また、弟のマーク・スティーブンスも一時期はファンクバンド「オーラ」のベーシストとして、プロ活動をしていました。
妹タカと弟マークとのコラボ↓↓↓ちなみにタイトルの『FOMO』とは、"Fear Of Missing Out"(SNSで取り残される恐怖)の略。
結婚と離婚と出産と
チャカは過去に2度結婚していて、最初の結婚は17歳!
そのお相手が、彼女の芸名の由来になっているベーシストだったハッサン・カーン。
しかし、若かったせいかすぐに離婚。
その後1973年に、当時お付き合いしていたラーサーン・モリスという男性との間にできた女の子、ミリニを出産しました。
2回目の結婚は1976年。
お相手は、ルーファス解散の原因になったと言われている音楽プロデューサー、リチャード・ホランド。

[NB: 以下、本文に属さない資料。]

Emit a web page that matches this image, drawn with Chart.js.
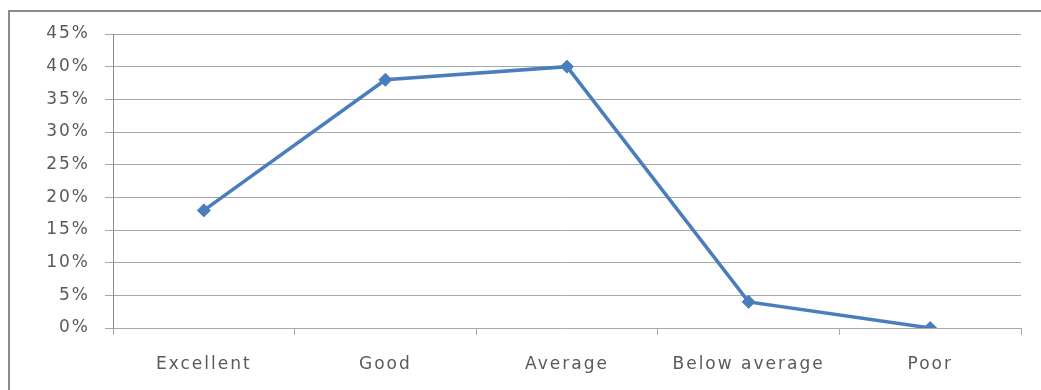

息子(ダミアン)を一人もうけますが、この結婚もわずか4年で破局しました。
次の世代へ
チャカの2人の子供のうち、ミリニ・カーンは母親譲りの才能で、ガールズ・グループのメンバーとしてデビュー。
最近でもチャカのバックコーラスをつとめるなど、ショウビズ界で活躍しています。
一方で息子のダミアン・ホランドもミュージシャンでしたが、2004年になんと殺人容疑で逮捕。
その後無罪の判決を受けましたが、世間に大きな衝撃を与えたことは、言うまでもありません。
当時はチャカも援護に尽力したり、チャカの妹がダミアンの子供を引き取ったり、家族で協力して危機を乗り越えました。
そんな子供たちにもそれぞれ子供がいるので、チャカには全部で5人の孫が。
孫たちとイベントに出演したり、自宅で一緒に過ごす姿をSNSに投稿したり、今やばぁばとしてもすっかりベテラなのンです。